The panel is a component of the Federal Labor Relations Authority and is designed to bridge communication between federal agencies and federal employee unions.
Agencies and unions often request support from the panel with collective bargaining disputes if mediation between the groups reaches an impasse, hence the name.
Federal agencies have often struggled with federal employee unions over collective bargaining practices and the inability to arrive at satisfactory solutions for either group, as previously reported by the Federal News Network when the Department of Health and Human Services agreed to negotiate a new contract with the National Treasury Employees Union to reset their relationship.
Under Biden, the panelists he selected come from union backgrounds. The panel, proposed by President Joe Biden includes the following ten nominees:
- Martin H. Malin
- Wynter P. Allen
- Jeanne Charles
- Howard Friedman
- Edward F. Hartfield
- Marvin E. Johnson
- Mark G. Pearce,
- Pamela Schwartz
- Joseph E. Slater
- Tamiko N.W. Watkins
FNN reports that most of the panelists are union members and leaders:
Malin, who founded the Institute for Law and the Workplace at the Illinois Institute of Technology’s Chicago-Kent College of Law, served for eight years on the impasse panel during the Obama administration.
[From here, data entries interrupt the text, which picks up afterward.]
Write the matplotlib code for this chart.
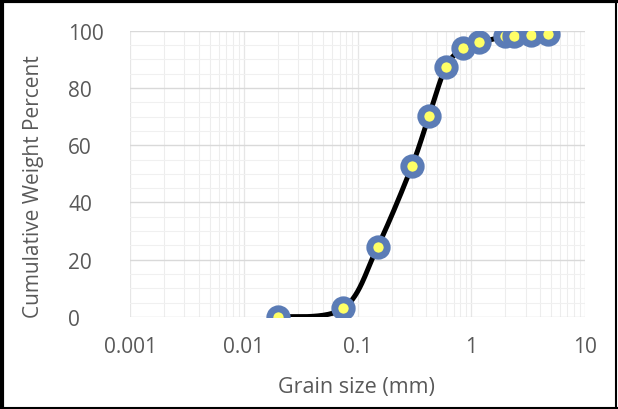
import matplotlib.pyplot as plt
import numpy as np
from matplotlib.lines import Line2D

# sieve results
grain_mm = [0.02, 0.075, 0.15, 0.3, 0.425, 0.6, 0.85, 1.18, 2.0, 2.36, 3.35, 4.75]
cum_pct = [0.0, 3.0, 24.5, 52.6, 70.3, 87.4, 94.0, 95.9, 98.0, 98.2, 98.6, 98.8]

y_ticks = [0, 20, 40, 60, 80, 100]
x_ticks = [0.001, 0.01, 0.1, 1, 10]
x_tick_labels = ['0.001', '0.01', '0.1', '1', '10']

plt.rcParams['font.family'] = ['Open Sans', 'DejaVu Sans']


def smooth(xs, ys, n=30):
    # catmull-rom through the points in log-x space, like a spreadsheet smoothed line
    lx = np.log10(xs)
    ys = np.asarray(ys, float)
    px = np.concatenate([[lx[0]], lx, [lx[-1]]])
    py = np.concatenate([[ys[0]], ys, [ys[-1]]])
    outx, outy = [], []
    for i in range(1, len(px) - 2):
        p0, p1, p2, p3 = (np.array([px[j], py[j]]) for j in range(i - 1, i + 3))
        c1 = p1 + (p2 - p0) / 6
        c2 = p2 - (p3 - p1) / 6
        t = np.linspace(0, 1, n)[:, None]
        pts = (1 - t) ** 3 * p1 + 3 * (1 - t) ** 2 * t * c1 + 3 * (1 - t) * t ** 2 * c2 + t ** 3 * p2
        outx.extend(pts[:, 0])
        outy.extend(pts[:, 1])
    return 10 ** np.array(outx), np.array(outy)


fig = plt.figure(figsize=(6.18, 4.10), dpi=100)
ax = fig.add_axes([0.2104, 0.2244, 0.7362, 0.6983])

sx, sy = smooth(grain_mm, cum_pct)
ax.plot(sx, sy, color='black', lw=3.6, solid_capstyle='round', zorder=3)
ax.plot(grain_mm, cum_pct, ls='none', marker='o', ms=12.5, mew=5,
        mfc='#ffff66', mec='#5b7cb6', zorder=4)

ax.set_xscale('log')
ax.set_xlim(0.001, 10)
ax.set_ylim(0, 100)
ax.set_xticks(x_ticks)
ax.set_xticklabels(x_tick_labels)
ax.set_yticks(y_ticks)
ax.set_yticks(np.arange(0, 101, 5), minor=True)

ax.grid(which='major', axis='y', color='#d9d9d9', lw=1.0)
ax.grid(which='minor', axis='y', color='#f0f0f0', lw=0.8)
ax.grid(which='major', axis='x', color='#e6e6e6', lw=0.9)
ax.grid(which='minor', axis='x', color='#ededed', lw=0.8)
ax.set_axisbelow(True)

for s in ax.spines.values():
    s.set_visible(False)

ax.tick_params(which='both', length=0, labelsize=15, labelcolor='#595959')
ax.tick_params(axis='x', pad=14)
ax.tick_params(axis='y', pad=44.5)
for lab in ax.get_yticklabels():
    lab.set_horizontalalignment('left')

fig.text(0.577, 0.054, 'Grain size (mm)', ha='center', va='center',
         fontsize=15.5, color='#595959')
fig.text(0.055, 0.546, 'Cumulative Weight Percent', ha='center', va='center',
         rotation=90, fontsize=15, color='#595959')

# black frame round the figure
fig.add_artist(Line2D([0.004, 0.004], [0, 1], transform=fig.transFigure, color='black', lw=3))
fig.add_artist(Line2D([0, 1], [0.996, 0.996], transform=fig.transFigure, color='black', lw=3))
fig.add_artist(Line2D([0.997, 0.997], [0, 1], transform=fig.transFigure, color='black', lw=1.5))
fig.add_artist(Line2D([0, 1], [0.003, 0.003], transform=fig.transFigure, color='black', lw=1.5))

fig.savefig('out.png', dpi=100)
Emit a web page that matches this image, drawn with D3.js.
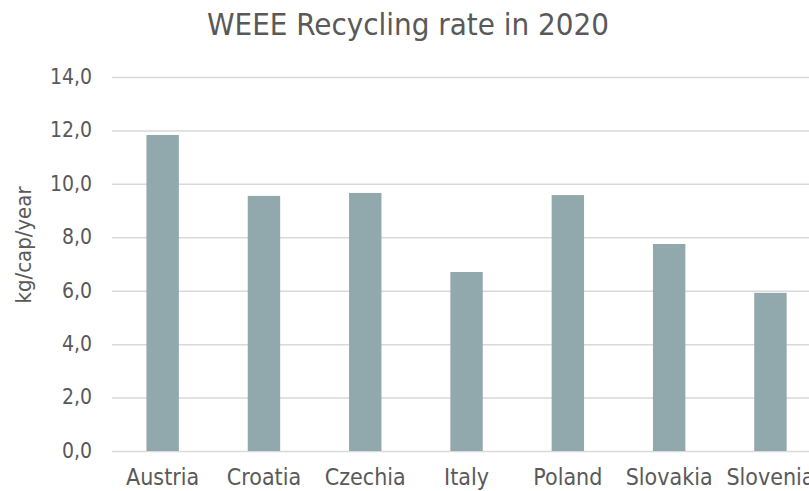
<!DOCTYPE html>
<html>
<head>
<meta charset="utf-8">
<script src="https://cdn.jsdelivr.net/npm/d3@7"></script>
<style>
  body { margin: 0; background: #fff; }
  text { font-family: "DejaVu Sans Condensed", "DejaVu Sans", sans-serif; fill: #595959; }
  .grid line { stroke: #d9d9d9; stroke-width: 1.5; }
</style>
</head>
<body>
<script>
const countries = ["Austria", "Croatia", "Czechia", "Italy", "Poland", "Slovakia", "Slovenia"];
const rates = [11.83, 9.55, 9.66, 6.70, 9.58, 7.75, 5.92];
const yTicks = [0, 2, 4, 6, 8, 10, 12, 14];

let WIDTH = 809,
    HEIGHT = 491;

let margin = { top: 77, bottom: 40, left: 112, right: 0 };

let svg = d3.select("body").append("svg")
  .attr("width", WIDTH)
  .attr("height", HEIGHT);

let x = d3.scaleBand()
  .domain(countries)
  .range([margin.left, margin.left + 7 * 101.3])
  .paddingInner(0.68)
  .paddingOuter(0.34);

let y = d3.scaleLinear()
  .domain([0, 14])
  .range([451, margin.top]);

let fmt = d => d3.format(".1f")(d).replace(".", ",");

// gridlines + y labels
let yAxis = svg.append("g")
  .attr("class", "grid")
  .attr("transform", "translate(" + margin.left + ",0)")
  .call(d3.axisLeft(y)
    .tickValues(yTicks)
    .tickFormat(fmt)
    .tickSize(-(WIDTH - margin.left))
    .tickPadding(20));

yAxis.select(".domain").remove();
yAxis.selectAll("text")
  .style("font-size", "21px")
  .attr("fill", "#595959")
  .attr("dy", "0.3em");

// bars
svg.selectAll(".bar")
  .data(rates)
  .enter().append("rect")
  .attr("class", "bar")
  .attr("x", (d, i) => x(countries[i]))
  .attr("width", x.bandwidth())
  .attr("y", d => y(d))
  .attr("height", d => y(0) - y(d))
  .style("fill", "#91a9ad");

// category labels
let xAxis = svg.append("g")
  .attr("transform", "translate(0," + y(0) + ")")
  .call(d3.axisBottom(x).tickSize(0).tickPadding(18));

xAxis.select(".domain").remove();
xAxis.selectAll("text")
  .style("font-size", "23px")
  .attr("fill", "#595959");

// title
svg.append("text")
  .attr("x", 408)
  .attr("y", 35)
  .attr("text-anchor", "middle")
  .style("font-size", "31px")
  .text("WEEE Recycling rate in 2020");

// y axis title
svg.append("text")
  .attr("transform", "translate(31,245) rotate(-90)")
  .attr("text-anchor", "middle")
  .style("font-size", "22px")
  .text("kg/cap/year");
</script>
</body>
</html>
The White House said he has published an extensive list of articles and books on labor law.
Many of Biden’s appointees have experience working for employee unions themselves.
Friedman is a former president of the National Treasury Employees Union chapter representing attorneys at the U.S. Patent and Trademark Office. He helped create USPTO’s telework program back in 1997, the White House said.
Allen, now a partner at the Alden Law Group, worked as a staff attorney for the International Brotherhood of Teamsters.
Johnson, also a former FSIP member, previously worked for the Federal Mediation and Conciliation Service, FLRA and the National Treasury Employees Union.
And Schwartz, a 35-year patent examiner, held various leadership positions at the Patent Office Professional Association, an independent labor union representing examiners and others at USPTO.
Amid Biden’s push to get his own people into the ranks of the impasse panel, Biden asked for the resignation of the previous ten members in February, while most of them agreed to leave after being asked, two members were fired.
The impasse panel, under the Trump administration, rewrote large portions of agency-union contracts — a fact that federal employee unions took issue with when Biden stepped into office.
Unions and employment attorneys said that federal agencies would often declare an impasse to take their labor disputes to the panel, which would then rule in their favor, according to FNN.
“The FSIP was in dire need of objective labor relations professionals and this new list of appointees meets that standard,” Tony Reardon, NTEU’s national president, said Monday, according to FNN. “We look forward to the FSIP returning to its role as a neutral mediator in federal sector bargaining, just as Congress intended.”
According to the publication, the American Federation of Government Employees said it supports Biden’s new slate of impasse panel members.
“We are confident that these members will fairly resolve labor disputes between unions and agencies and restore dignity and fairness to the panel and its important work on behalf of federal employees,” Everett Kelley, AFGE’s national president, said.